Egress raises $40 million to help companies prevent data breaches

For agencies dealing in sensitive data, cybersecurity has arguably never been more important. Enterprises that discover a data breach within the first 100 days spend about $1 million less on average than those that uncover it later on, according to the Ponemon Institute. And in a recent study, 60 percent of 200 security leaders surveyed indicated that their organizations fell prey to at least one social engineering attack in the past year.
Tony Pepper, John Goodyear, and Neil Larkins thought there had to be a better way to protect mission-critical information. They founded Egress, a startup headquartered in London which uses artificial intelligence (AI) to reduce the risk of data loss and exposure. Now, with offices in Boston and Toronto, 500 percent revenue growth over the past four years, and over 5 million users across 2,000 enterprise and government clients, their company — which only four years ago raised $3.6 million in Series A — is poised for global expansion.
Egress today said that it’s secured $40 million Series C financing led by FTV Capital. AlbionVC, an existing backer, participated in the round, which also saw FTV partner Kyle Griswold join Egress’ board of directors.

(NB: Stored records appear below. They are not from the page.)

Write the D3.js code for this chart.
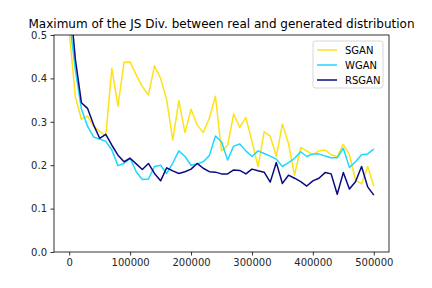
<!DOCTYPE html>
<html>
<head>
<meta charset="utf-8">
<script src="https://cdn.jsdelivr.net/npm/d3@7"></script>
<style>
  body { margin: 0; background: #fff; }
  svg { font-family: "DejaVu Sans", sans-serif; }
</style>
</head>
<body>
<div id="chart"></div>
<script>
// iterations 0..500000, every 10000
var steps = d3.range(0, 500001, 10000)

var sgan = [0.51, 0.358, 0.306, 0.313, 0.29, 0.278, 0.268, 0.423, 0.336, 0.437,
            0.438, 0.408, 0.381, 0.362, 0.429, 0.400, 0.350, 0.258, 0.349, 0.275,
            0.329, 0.293, 0.275, 0.308, 0.359, 0.233, 0.246, 0.318, 0.287, 0.310,
            0.255, 0.197, 0.277, 0.267, 0.220, 0.295, 0.250, 0.177, 0.241, 0.233,
            0.224, 0.233, 0.235, 0.224, 0.220, 0.248, 0.224, 0.166, 0.157, 0.197,
            0.152]
var wgan = [0.54, 0.42, 0.33, 0.29, 0.265, 0.26, 0.255, 0.235, 0.199, 0.204,
            0.216, 0.185, 0.167, 0.168, 0.197, 0.200, 0.181, 0.205, 0.233, 0.220,
            0.200, 0.203, 0.208, 0.222, 0.267, 0.254, 0.212, 0.244, 0.249, 0.233,
            0.220, 0.233, 0.227, 0.221, 0.214, 0.197, 0.206, 0.216, 0.231, 0.220,
            0.226, 0.226, 0.221, 0.217, 0.217, 0.239, 0.195, 0.208, 0.224, 0.226,
            0.237]
var rsgan = [0.60, 0.445, 0.344, 0.331, 0.293, 0.262, 0.271, 0.246, 0.223, 0.208,
             0.216, 0.203, 0.190, 0.204, 0.181, 0.164, 0.194, 0.187, 0.181, 0.185,
             0.191, 0.204, 0.193, 0.185, 0.184, 0.180, 0.180, 0.189, 0.188, 0.180,
             0.191, 0.187, 0.184, 0.161, 0.206, 0.158, 0.177, 0.170, 0.162, 0.152,
             0.164, 0.170, 0.183, 0.180, 0.133, 0.183, 0.145, 0.162, 0.197, 0.150,
             0.131]

var names = ['SGAN', 'WGAN', 'RSGAN']
var colors = ['#ffe119', '#1ad9ff', '#0a0a80']
var xTicks = [0, 100000, 200000, 300000, 400000, 500000]
var yTicks = [0, 0.1, 0.2, 0.3, 0.4, 0.5]

var width = 432, height = 288
var margin = {top: 35, right: 43, bottom: 36, left: 54}

var svg = d3.select('#chart').append('svg')
    .attr('width', width)
    .attr('height', height)

var x = d3.scaleLinear()
    .domain([-25000, 525000])
    .range([margin.left, width - margin.right])

var y = d3.scaleLinear()
    .domain([0, 0.5])
    .range([height - margin.bottom, margin.top])

svg.append('clipPath').attr('id', 'clip')
    .append('rect')
    .attr('x', margin.left)
    .attr('y', margin.top)
    .attr('width', width - margin.left - margin.right)
    .attr('height', height - margin.top - margin.bottom)

var line = d3.line()
    .x(function (d, i) { return x(steps[i]) })
    .y(function (d) { return y(d) })

var series = [sgan, wgan, rsgan]
svg.append('g').attr('clip-path', 'url(#clip)')
    .selectAll('path')
    .data(series)
    .enter()
    .append('path')
    .attr('d', line)
    .attr('fill', 'none')
    .attr('stroke', function (d, i) { return colors[i] })
    .attr('stroke-width', 1.5)
    .attr('stroke-linejoin', 'round')

// axes
var xAxis = svg.append('g')
    .attr('transform', 'translate(0,' + (height - margin.bottom) + ')')
    .call(d3.axisBottom(x).tickValues(xTicks).tickFormat(d3.format('d')).tickSize(3.5).tickPadding(3.5))
var yAxis = svg.append('g')
    .attr('transform', 'translate(' + margin.left + ',0)')
    .call(d3.axisLeft(y).tickValues(yTicks).tickFormat(d3.format('.1f')).tickSize(3.5).tickPadding(3.5))

svg.selectAll('.domain').remove()
svg.selectAll('.tick line').attr('stroke', '#000').attr('stroke-width', 0.8)
svg.selectAll('.tick text').attr('font-size', 10).attr('fill', '#262626')
    .attr('font-family', '"DejaVu Sans", sans-serif')

// frame
svg.append('rect')
    .attr('x', margin.left)
    .attr('y', margin.top)
    .attr('width', width - margin.left - margin.right)
    .attr('height', height - margin.top - margin.bottom)
    .attr('fill', 'none')
    .attr('stroke', '#000')
    .attr('stroke-width', 0.8)

svg.append('text')
    .attr('x', (margin.left + width - margin.right) / 2)
    .attr('y', margin.top - 7)
    .attr('text-anchor', 'middle')
    .attr('font-size', 12)
    .attr('fill', '#000')
    .text('Maximum of the JS Div. between real and generated distribution')

// legend
var lg = svg.append('g').attr('transform', 'translate(313,41)')
lg.append('rect')
    .attr('width', 70)
    .attr('height', 47)
    .attr('rx', 2.5)
    .attr('fill', '#fff')
    .attr('fill-opacity', 0.8)
    .attr('stroke', '#ccc')
    .attr('stroke-width', 0.8)

var item = lg.selectAll('.item')
    .data(names)
    .enter()
    .append('g')
    .attr('class', 'item')
    .attr('transform', function (d, i) { return 'translate(0,' + (9 + i * 15) + ')' })

item.append('line')
    .attr('x1', 4).attr('x2', 24)
    .attr('stroke', function (d, i) { return colors[i] })
    .attr('stroke-width', 1.5)

item.append('text')
    .attr('x', 32)
    .attr('dy', '0.35em')
    .attr('font-size', 10)
    .attr('fill', '#000')
    .text(function (d) { return d })
</script>
</body>
</html>
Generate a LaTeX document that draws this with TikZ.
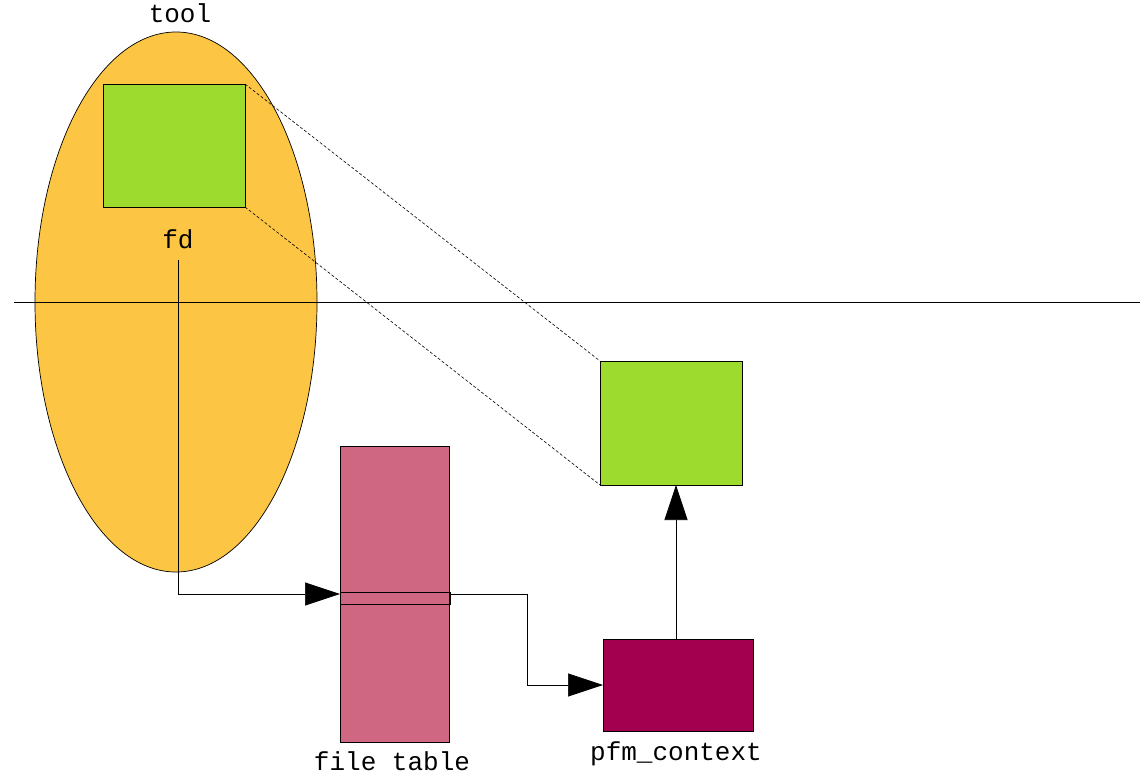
\documentclass[tikz,border=0pt]{standalone}
\usepackage{fontspec}
\setmonofont{Liberation Mono}
\usetikzlibrary{arrows.meta,shapes.geometric}
\definecolor{toolc}{RGB}{252,197,67}
\definecolor{greenc}{RGB}{157,220,46}
\definecolor{pinkc}{RGB}{207,103,130}
\definecolor{maroonc}{RGB}{163,0,79}
\tikzset{
  box/.style={draw=black, line width=0.7pt, inner sep=0pt, outer sep=0pt, anchor=north west},
  lbl/.style={font=\ttfamily\fontsize{26}{28}\selectfont, inner sep=0pt, anchor=base},
  conn/.style={line width=0.7pt, -{Triangle[length=35pt,width=23pt]}},
  dashline/.style={dash pattern=on 3pt off 2pt, line width=0.6pt}
}
\begin{document}
\begin{tikzpicture}[x=1pt,y=-1pt]
\useasboundingbox (0,0) rectangle (1140,776);
% tool ellipse
\node[draw=black, line width=0.7pt, fill=toolc, ellipse, minimum width=282pt, minimum height=540pt, inner sep=0pt] (tool) at (176,302) {};
\node[lbl] (toollbl) at (180,23) {tool};
\node[box, fill=greenc, minimum width=142pt, minimum height=123pt] (g1) at (103,84) {};
\node[lbl] (fd) at (178,248) {fd};
\coordinate (fdtop) at (178,260);
% separator line
\coordinate (sepL) at (14,302);
\coordinate (sepR) at (1140,302);
\draw[line width=0.7pt] (sepL) -- (sepR);
% lower green
\node[box, fill=greenc, minimum width=142pt, minimum height=124pt] (g2) at (600,361) {};
\draw[dashline] (g1.north east) -- (g2.north west);
\draw[dashline] (g1.south east) -- (g2.south west);
% file table
\node[box, fill=pinkc, minimum width=109pt, minimum height=296pt] (ft) at (340,446) {};
\node[box, minimum width=110pt, minimum height=12pt] (slot) at (340,592) {};
\node[lbl] (ftlbl) at (392,770) {file table};
% pfm context
\node[box, fill=maroonc, minimum width=150pt, minimum height=92pt] (pfm) at (603,639) {};
\node[lbl] (pfmlbl) at (676,760) {pfm\_context};
% connectors
\coordinate (inpt) at (340,594);
\coordinate (outpt) at (450,594);
\coordinate (jog) at (527,0);
\coordinate (upx) at (676,0);
\draw[conn] (fdtop) |- (inpt);
\draw[conn] (outpt) -- (outpt -| jog) |- (pfm.west);
\draw[conn] (pfm.north -| upx) -- (g2.south -| upx);
\end{tikzpicture}
\end{document}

Pepper, who serves as CEO, said the new capital would be used to build on growth in Europe and expand Egress’ Boston office to as many as 50 employees by mid-2019. It’ll also go toward accelerating the development of “new technology” across the company’s portfolio.
“Today’s heightened security threats, combined with an increasingly complex regulatory landscape, means that organizations face considerable risk from data breaches, resulting in reputational damage and significant financial loss,” he said. “At Egress, we help businesses mitigate this risk by wrapping security around the user and managing their experience using machine learning and AI.”

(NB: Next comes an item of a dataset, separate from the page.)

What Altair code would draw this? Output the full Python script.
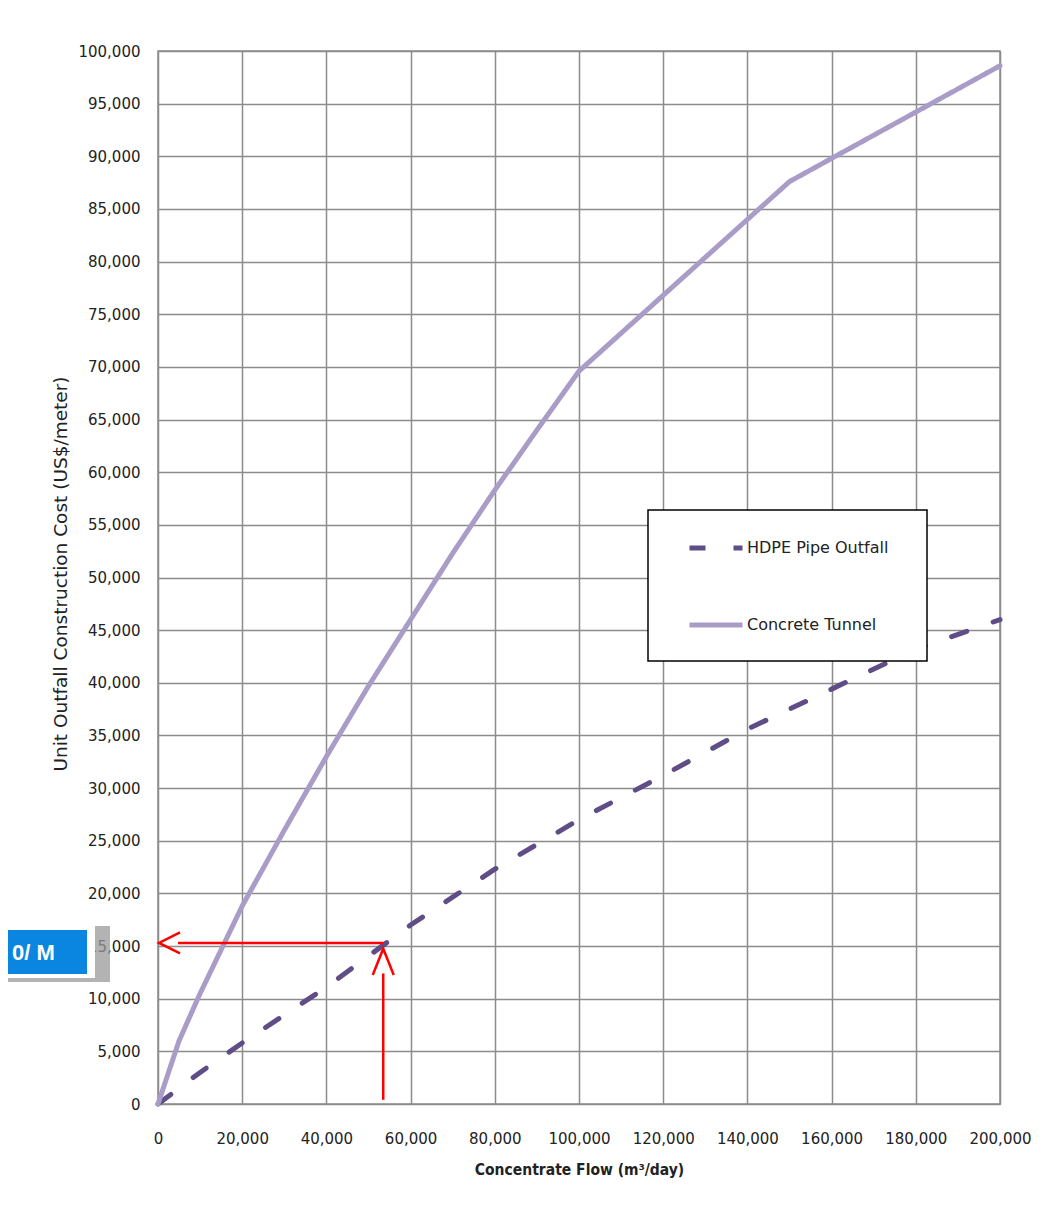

Egress offers a full range of data-shielding services, including email and document classification, accidental send prevention, and email and file protection. Powered in part by machine learning, its suite of tools help users understand which people and parties should be granted access to files by automatically categorizing those files, and prevents breaches by intervening before employees unintentionally share data with the wrong person. Additionally, it encrypts emails, attachments, and other potentially sensitive content, and offers capabilities like real-time message auditing and access revocation.

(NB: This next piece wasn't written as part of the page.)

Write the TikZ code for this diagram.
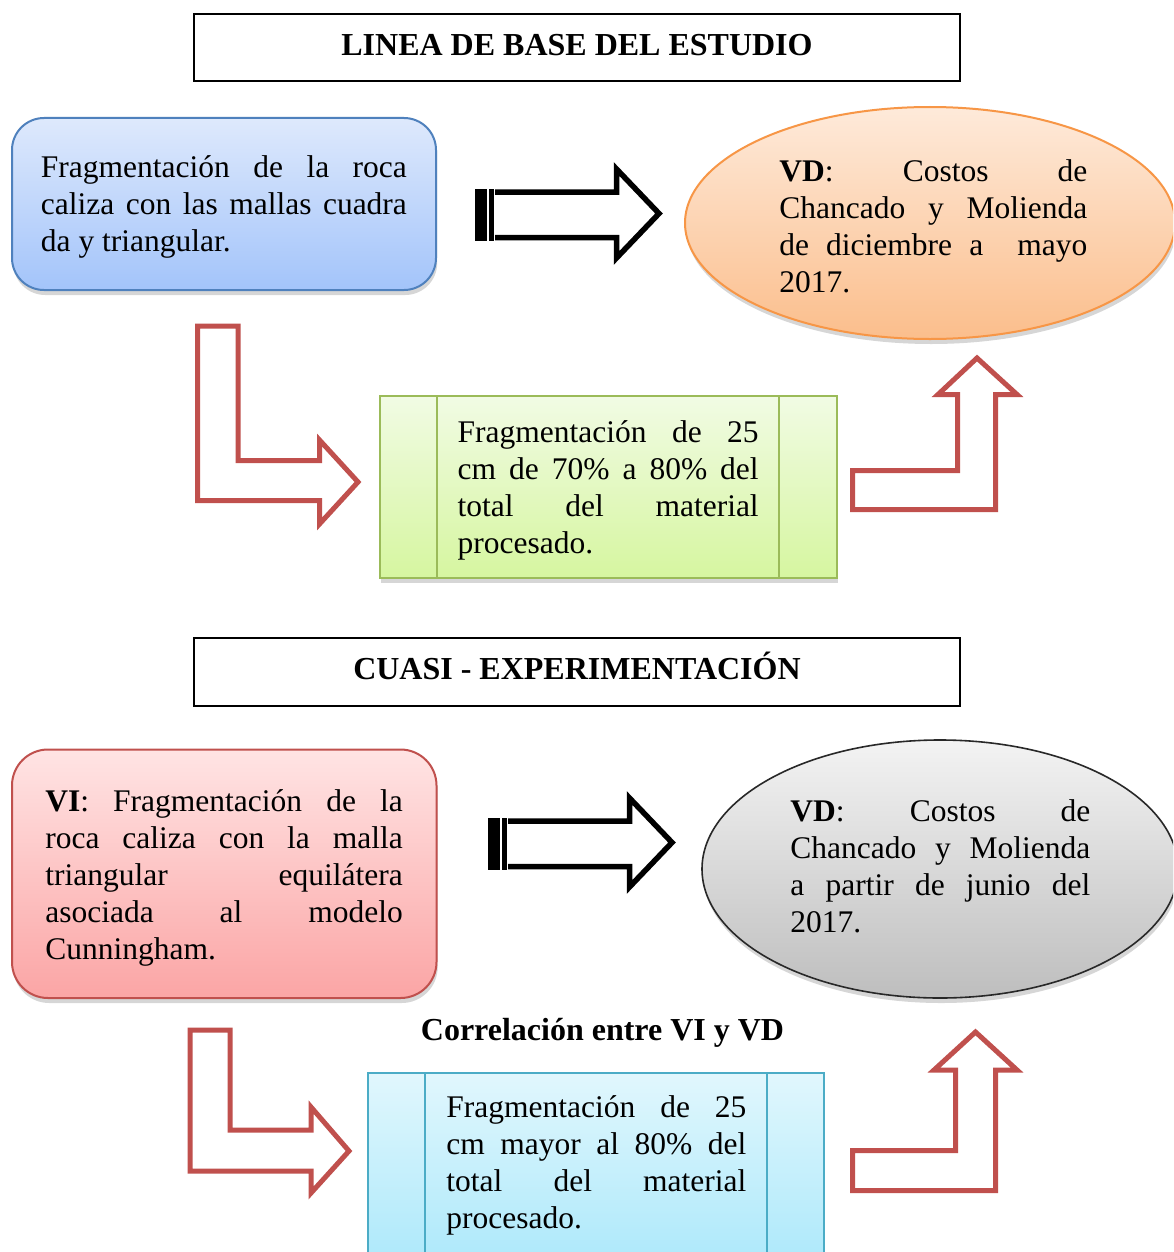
\documentclass[tikz,border=0pt]{standalone}
\usepackage{fontspec}
\setmainfont{Liberation Serif}
\usetikzlibrary{shadows}
\tolerance=10000
\hbadness=10000
\hyphenpenalty=10000
\definecolor{bluetop}{RGB}{222,233,252}
\definecolor{bluebot}{RGB}{163,196,250}
\definecolor{blueline}{RGB}{79,129,189}
\definecolor{orgtop}{RGB}{254,234,218}
\definecolor{orgbot}{RGB}{251,190,140}
\definecolor{orgline}{RGB}{247,150,70}
\definecolor{grntop}{RGB}{241,251,228}
\definecolor{grnbot}{RGB}{214,246,160}
\definecolor{grnline}{RGB}{155,187,89}
\definecolor{redtop}{RGB}{255,228,228}
\definecolor{redbot}{RGB}{251,165,165}
\definecolor{redline}{RGB}{192,80,77}
\definecolor{gratop}{RGB}{243,243,243}
\definecolor{grabot}{RGB}{190,190,190}
\definecolor{graline}{RGB}{40,40,40}
\definecolor{cyntop}{RGB}{225,247,253}
\definecolor{cynbot}{RGB}{163,230,250}
\definecolor{cynline}{RGB}{75,172,198}
\begin{document}
\begin{tikzpicture}[x=0.5pt,y=-0.5pt,
 txt/.style={inner sep=0pt, anchor=base west, align=justify, font=\fontsize{15.75}{18.6}\selectfont},
 ttl/.style={inner sep=0pt, anchor=base, font=\fontsize{16}{18.6}\selectfont\bfseries},
 shade/.style={drop shadow={opacity=0.32, shadow xshift=0.6pt, shadow yshift=-2.5pt}},
 redarrow/.style={draw=redline, line width=2.5pt, fill=white, line join=miter},
 blkarrow/.style={draw=black, line width=2.75pt, fill=white, line join=miter},
 ttlbox/.style={draw=black, line width=0.6pt},
]
\path[use as bounding box] (0,0) rectangle (1173,1252);
\clip (0,0) rectangle (1173,1252);
\fill[white] (0,0) rectangle (1173,1252);

% ---------- titles ----------
\draw[ttlbox] (194,14) rectangle (960,81);
\node[ttl] (title1) at (577,56) {LINEA DE BASE DEL ESTUDIO};
\draw[ttlbox] (194,638) rectangle (960,706);
\node[ttl] (title2) at (577,679) {CUASI - EXPERIMENTACIÓN};

% ---------- upper section ----------
\path[shade, top color=bluetop, bottom color=bluebot, draw=blueline, line width=1pt, rounded corners=16pt]
  (12,118) rectangle (436,290);
\node[txt, text width=183pt] (t1) at (40.5,177)
 {Fragmentación de la roca\linebreak caliza con las mallas cuadra\linebreak da y triangular.};

\begin{scope}
\draw[blkarrow] (495,192) -- (616.5,192) -- (616.5,169) -- (659,213.5) -- (616.5,258) -- (616.5,237.5) -- (495,237.5);
\fill[black] (475,189) rectangle (486.5,240.5);
\fill[black] (488.5,189) rectangle (494,240.5);
\end{scope}

\path[shade, top color=orgtop, bottom color=orgbot, draw=orgline, line width=1pt]
  (930,223) ellipse [x radius=122.5pt, y radius=58pt];
\node[txt, text width=154pt] (t2) at (779,181)
 {\textbf{VD}: Costos de\linebreak Chancado y Molienda\linebreak de diciembre a \ mayo\linebreak 2017.};

\draw[redarrow] (197.5,326) -- (238,326) -- (238,460.5) -- (319.5,460.5) -- (319.5,440) -- (358,482) -- (319.5,524) -- (319.5,500.5) -- (197.5,500.5) -- cycle;

\path[shade, top color=grntop, bottom color=grnbot, draw=grnline, line width=1pt]
  (379.5,395.5) rectangle (836.5,577.5);
\draw[grnline, line width=1pt] (437,395.5) -- (437,577.5) (779,395.5) -- (779,577.5);
\node[txt, text width=150.5pt] (t3) at (457.3,442)
 {Fragmentación de 25\linebreak cm de 70\% a 80\% del\linebreak total del material\linebreak procesado.};

\draw[redarrow] (852.5,509.5) -- (995.5,509.5) -- (995.5,394.5) -- (1017,394.5) -- (977,358) -- (938,394.5) -- (957.5,394.5) -- (957.5,470.5) -- (852.5,470.5) -- cycle;

% ---------- lower section ----------
\path[shade, top color=redtop, bottom color=redbot, draw=redline, line width=1pt, rounded corners=18pt]
  (12,749.5) rectangle (436.5,998);
\node[txt, text width=178.7pt] (t4) at (45,811)
 {\textbf{VI}: Fragmentación de la\linebreak roca caliza con la malla\linebreak triangular equilátera\linebreak asociada al modelo\linebreak Cunningham.};

\begin{scope}[shift={(13,629)}]
\draw[blkarrow] (495,192) -- (616.5,192) -- (616.5,169) -- (659,213.5) -- (616.5,258) -- (616.5,237.5) -- (495,237.5);
\fill[black] (475,189) rectangle (486.5,240.5);
\fill[black] (488.5,189) rectangle (494,240.5);
\end{scope}

\path[shade, top color=gratop, bottom color=grabot, draw=graline, line width=0.8pt]
  (940,869) ellipse [x radius=119pt, y radius=64.5pt];
\node[txt, text width=150pt] (t5) at (790,821)
 {\textbf{VD}: Costos de\linebreak Chancado y Molienda\linebreak a partir de junio del\linebreak 2017.};

\node[ttl] (corr) at (602.5,1040) {Correlación entre VI y VD};

\draw[redarrow] (190,1030) -- (230,1030) -- (230,1130) -- (311,1130) -- (311,1107) -- (349,1151) -- (311,1193) -- (311,1171) -- (190,1171) -- cycle;

\path[shade, top color=cyntop, bottom color=cynbot, draw=cynline, line width=1pt]
  (367.5,1072.5) rectangle (824,1300);
\draw[cynline, line width=1pt] (425,1072.5) -- (425,1300) (767,1072.5) -- (767,1300);
\node[txt, text width=150pt] (t6) at (446,1117)
 {Fragmentación de 25\linebreak cm mayor al 80\% del\linebreak total del material\linebreak procesado.};

\draw[redarrow] (852.5,1190.5) -- (995.5,1190.5) -- (995.5,1070) -- (1017,1070) -- (975.5,1032) -- (934,1070) -- (955.5,1070) -- (955.5,1150.5) -- (852.5,1150.5) -- cycle;
\end{tikzpicture}
\end{document}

“This risk-based approach helps users avoid potential mistakes, such as sending information to the wrong recipients, and provides security administrators with insight into behavioral anomalies across the business,” said Pepper.
For example, Secure Vault — Egress’ email compliance solution — analyzes messages and lets admins drill down into dates, users, metadata, and attachments using a search function purpose-built for exposing weak data links. Egress’ Secure Workspace, meanwhile, offers features such as full auditing and controlled release, in addition to user role assignment, detailed access logs, customizable templates, and integration with Microsoft’s Office 365 and other productivity platforms. The startup’s document security classification add-in for Microsoft Office automatically encrypts classified data when sharing, and allows dynamic policy-based control and document fingerprinting. And Egress’ online forms platform — Secure Web Form — boasts built-in sender verification and file type control, giving managers fine-grain control over the filing and submission flow.
Mark Cabry, director of network engineering for the U.S. State of Delaware, said those and Egress’ other bespoke data protection products convinced the state agency to sign on.
“As a regulated … agency, we recognized the importance of selecting a best-of-breed security partner,” he said in a statement. “Egress understands our complex business requirements and their technical innovation has helped us to maintain privacy and mitigate risk when sharing data across and outside government, leading us to deploy the service statewide.”
Griswold is similarly confident in Egress’ growth potential. In the first half of this year alone, its new software-as-a-service subscriptions were up by 64 percent with a 93 percent renewal rate.
“The need for comprehensive data security systems that help prevent data breaches and maintain compliance has become of one of the key strategic priorities for businesses globally,” he said. “Egress’ user-centric strategy, combined with their use of AI-driven technical innovation, is helping to tackle these challenges head-on. Their success in highly regulated markets is evidenced by their rapid growth and exceptional customer retention rates.”
Another vote of confidence came from Microsoft in March of this year, when it selected Egress for Microsoft ScaleUp (previously Microsoft Accelerator), an accelerator program providing sales, marketing, and technical support for qualified companies. Egress has also been included in the Deloitte Fast 500 and the Sunday Times’ Tech Track 100.
“We look forward to supporting Egress as it enters the next stage of expansion. We have witnessed first-hand how the business has built out an enterprise-grade data security platform from a niche point solution, while growing into new verticals and geographies during the period,” Ed Lascelles, a partner at AlbionVC, said. “The demand for enhanced data security is only going to increase and so we remain excited about the team’s ability to continue delivering rapid growth.”